The world isn’t helping much. Tensions in the Middle East have caused investors to become nervous, leading to sell-offs around the world. Add to that fresh U.S. tariffs rolled out by former President Trump, and fears of another trade war are back on the table, not great news for export-heavy markets like India.
Markets in Asia and the U.S. also ended lower recently, further dragging sentiment down. Additionally, oil prices are rising again, with Brent crude spiking, which could push up costs in India and lead to concerns about inflation.
The rupee’s slide isn’t helping either. It hit new lows between ₹86 and ₹ 87 against the U.S. dollar, which tends to scare off foreign investors.
Domestic Troubles Aren’t Helping
It’s not just the global picture. Foreign investors are pulling out in large numbers. Just this month alone, FPIs (Foreign Portfolio Investors) have sold equities worth between ₹20,000 crore and ₹37,000 crore. Since October 2024? A staggering ₹2.7 lakh crore has flown out.
Q4 earnings from Indian companies also failed to impress; the results were mixed and did little to lift investor confidence.

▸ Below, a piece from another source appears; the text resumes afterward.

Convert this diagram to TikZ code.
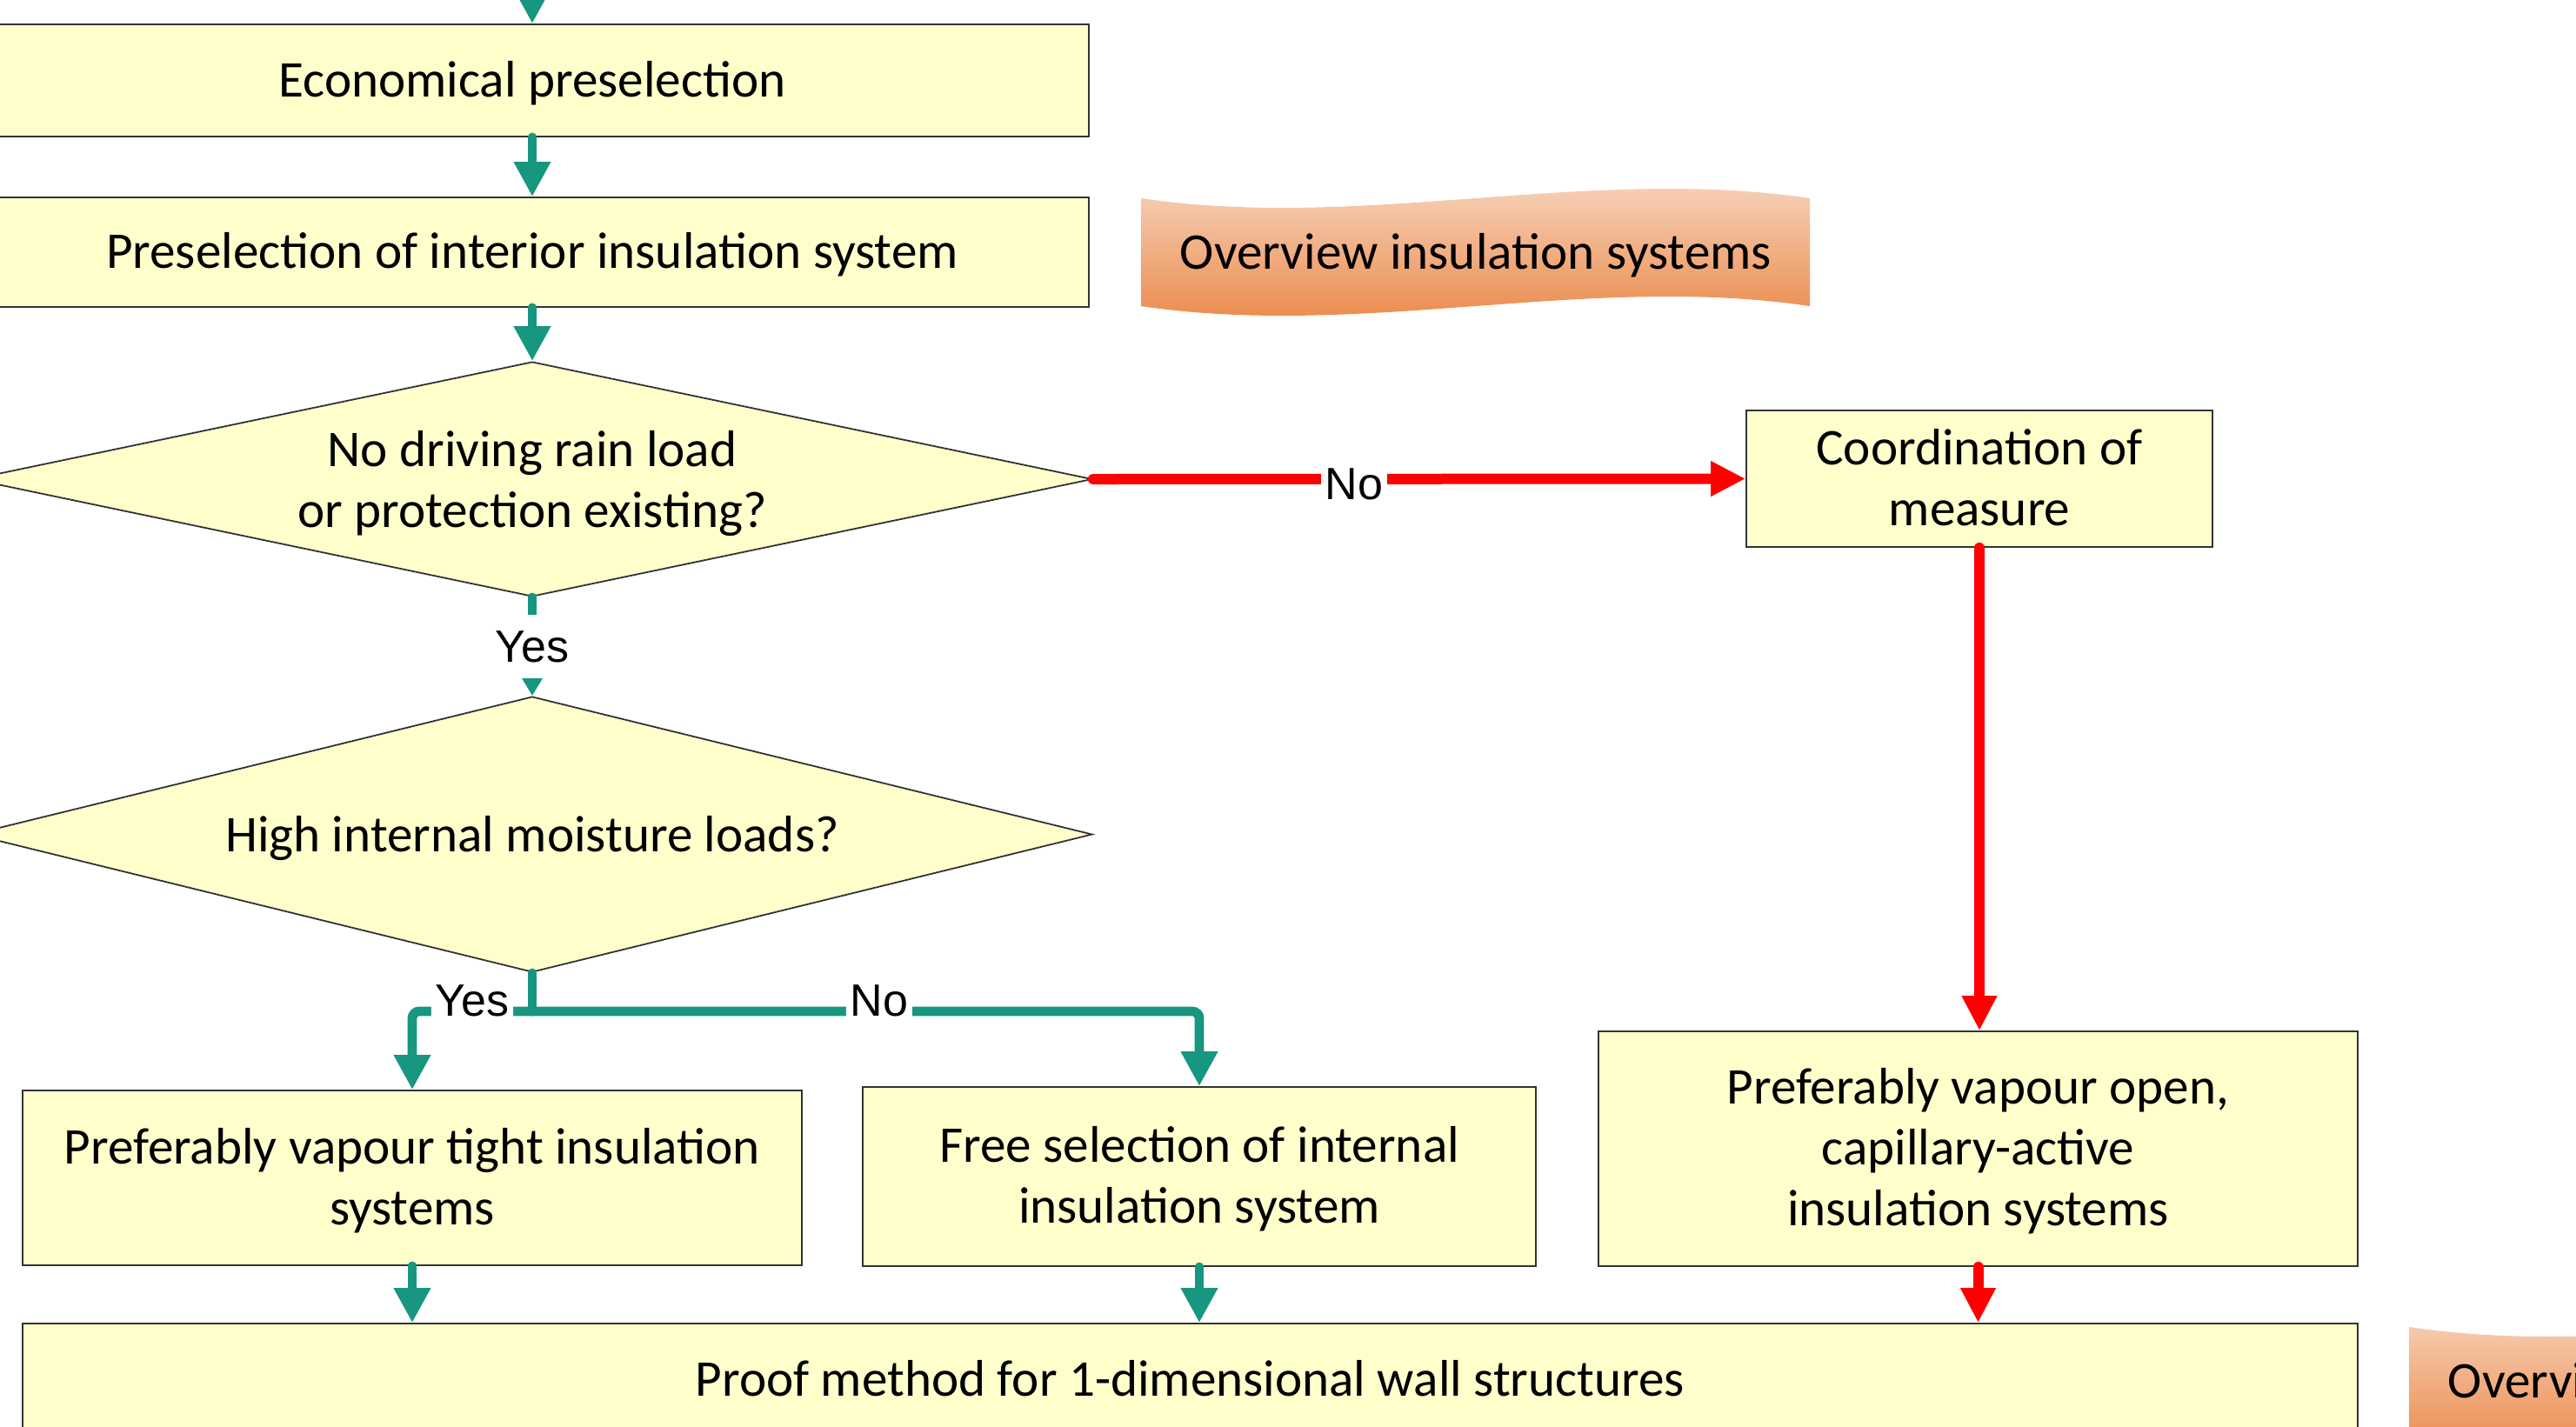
\documentclass[tikz,border=0pt]{standalone}
\usepackage{fontspec}
\setmainfont{Carlito}
\newfontfamily\arialfont{Liberation Sans}
\usetikzlibrary{arrows.meta,shapes.geometric}
\definecolor{boxfill}{HTML}{FFFFCC}
\definecolor{boxline}{HTML}{333333}
\definecolor{flowgreen}{HTML}{179680}
\definecolor{flowred}{HTML}{FF0000}
\definecolor{wavetop}{HTML}{F8DAC6}
\definecolor{wavebot}{HTML}{E9823F}
\newcommand{\boxlines}[1]{\raisebox{-1.2pt}[\height][\depth]{\begin{tabular}{@{}c@{}}#1\end{tabular}}}
\begin{document}
\begin{tikzpicture}[x=0.25pt,y=-0.25pt,
  box/.style={draw=boxline, line width=0.45pt, fill=boxfill, inner sep=0pt, align=center,
    font=\fontsize{14.8pt}{17.5pt}\selectfont},
  decision/.style={diamond, draw=boxline, line width=0.45pt, fill=boxfill, inner sep=0pt},
  boxtext/.style={inner sep=0pt, align=center, font=\fontsize{14.8pt}{17.5pt}\selectfont},
  wavetext/.style={inner sep=0pt, font=\fontsize{14.8pt}{17.5pt}\selectfont},
  lbl/.style={fill=white, inner xsep=1.2pt, inner ysep=4.5pt, font=\arialfont\fontsize{13pt}{15pt}\selectfont},
  gline/.style={draw=flowgreen, line width=2.7pt, line cap=round, -{Triangle[length=10pt,width=10pt]}},
  gsmall/.style={draw=flowgreen, line width=2.7pt, line cap=round, -{Triangle[length=5.2pt,width=5.8pt]}},
  gplain/.style={draw=flowgreen, line width=2.7pt, line cap=round},
  rline/.style={draw=flowred, line width=3pt, line cap=round, -{Triangle[length=10pt,width=9.5pt]}},
  wave/.style={top color=wavetop, bottom color=wavebot}
]
\useasboundingbox (0,0) rectangle (2962,1640);
\clip (0,0) rectangle (2962,1640);

% boxes
\node[box, minimum width=320pt, minimum height=32.25pt] (b1) at (612,92.5) {\boxlines{Economical preselection}};
\node[box, minimum width=320pt, minimum height=31.5pt] (b2) at (612,290) {\boxlines{Preselection of interior insulation system}};
\node[decision, minimum width=322pt, minimum height=67.5pt] (d1) at (612,551) {};
\node[boxtext] (d1t) at ([yshift=-1.2pt]d1.center) {No driving rain load\\or protection existing?};
\node[decision, minimum width=322pt, minimum height=79.25pt] (d2) at (612,959.5) {};
\node[boxtext] (d2t) at ([yshift=-1.2pt]d2.center) {High internal moisture loads?};
\node[box, minimum width=134pt, minimum height=39.25pt] (coord) at (2276,550.5) {\boxlines{Coordination of\\measure}};
\node[box, minimum width=218.25pt, minimum height=67.5pt] (vopen) at (2274.5,1321) {\boxlines{Preferably vapour open,\\capillary-active\\insulation systems}};
\node[box, minimum width=224pt, minimum height=50.25pt] (vtight) at (474,1354.5) {\boxlines{Preferably vapour tight insulation\\systems}};
\node[box, minimum width=193.5pt, minimum height=51.5pt] (free) at (1379,1353) {\boxlines{Free selection of internal\\insulation system}};
\node[box, minimum width=671.25pt, minimum height=32.5pt] (proof) at (1368.5,1587) {\boxlines{Proof method for 1-dimensional wall structures}};

% wave banners
\shade[wave] (1312,228) .. controls (1568,266) and (1825,190) .. (2081,228) -- (2081,352)
  .. controls (1825,314) and (1568,390) .. (1312,352) -- cycle;
\node[wavetext] (w1) at (1697,294) {Overview insulation systems};
\shade[wave] (2770,1526) .. controls (3026,1564) and (3283,1488) .. (3539,1526) -- (3539,1650)
  .. controls (3283,1612) and (3026,1688) .. (2770,1650) -- cycle;
\node[wavetext] (w2) at (3155,1592) {Overview insulation systems};

% connectors
\coordinate (topin) at (612,-60);
\draw[gline] (topin) -- (b1.north);
\draw[gline] (b1.south) -- (b2.north);
\draw[gline] (b2.south) -- (d1.north);
\draw[gsmall] (d1.south) -- node[lbl] (yes1) {Yes} (d2.north);

\draw[rline] (d1.east) -- node[lbl, pos=0.4, yshift=-1.5pt] (no1) {No} (coord.west);
\draw[rline] (coord.south) -- (coord.south |- vopen.north);

\coordinate (br) at (612,1163);
\draw[gplain] (d2.south) -- (br);
\draw[gline, rounded corners=2pt] (br) -- node[lbl, pos=0.5, yshift=3pt] (yes2) {Yes} (vtight.north |- br) -- (vtight.north);
\draw[gline, rounded corners=2pt] (br) -- node[lbl, pos=0.52, yshift=3pt] (no2) {No} (free.north |- br) -- (free.north);

\draw[gline] (vtight.south) -- (vtight.south |- proof.north);
\draw[gline] (free.south) -- (free.south |- proof.north);
\draw[rline] (vopen.south) -- (vopen.south |- proof.north);
\end{tikzpicture}
\end{document}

And with the Reserve Bank of India’s policy announcement on the horizon, markets are playing it safe. Some experts say rate cut hopes may already be “priced in.”
Which Sectors Got Hit the Hardest?
Tech sector stocks led the fall, primarily due to global trade uncertainty. Shares of the Adani Group also nosedived, with some dropping as much as 20% after new bribery allegations surfaced in the U.S. Banking, metals, and energy stocks saw significant sell-offs, dragged down by a weak rupee and fluctuating commodity prices.
What Are the Experts Saying?
One analyst pointed to a strong dollar, fear of trade wars, and relentless foreign portfolio investment (FPI) selling as key reasons behind the crash. WealthMills’ Kranthi Bathini added that many investors are now booking profits after a prolonged rally, especially with global risks intensifying.
What’s Next?
In the short term, expect some turbulence. With ongoing geopolitical tension, the U.S. Fed’s next moves, and oil price volatility in play, things may stay choppy. Back home, the upcoming Union Budget and RBI decisions will be crucial.
That said, some investors are seeing a silver lining. The current dip might be a good entry point for high-quality, large-cap stocks that are now trading at more reasonable prices. As Dr. Vijayakumar put it, unless we see stronger data, such as better GDP numbers or solid earnings, markets are likely to swing back and forth within a range.
Bottom line? Today’s 850-point drop is the result of a perfect storm, global jitters, domestic unease, and investor nerves. Volatility’s here for now, but for those thinking long-term, this might be a buying opportunity in disguise.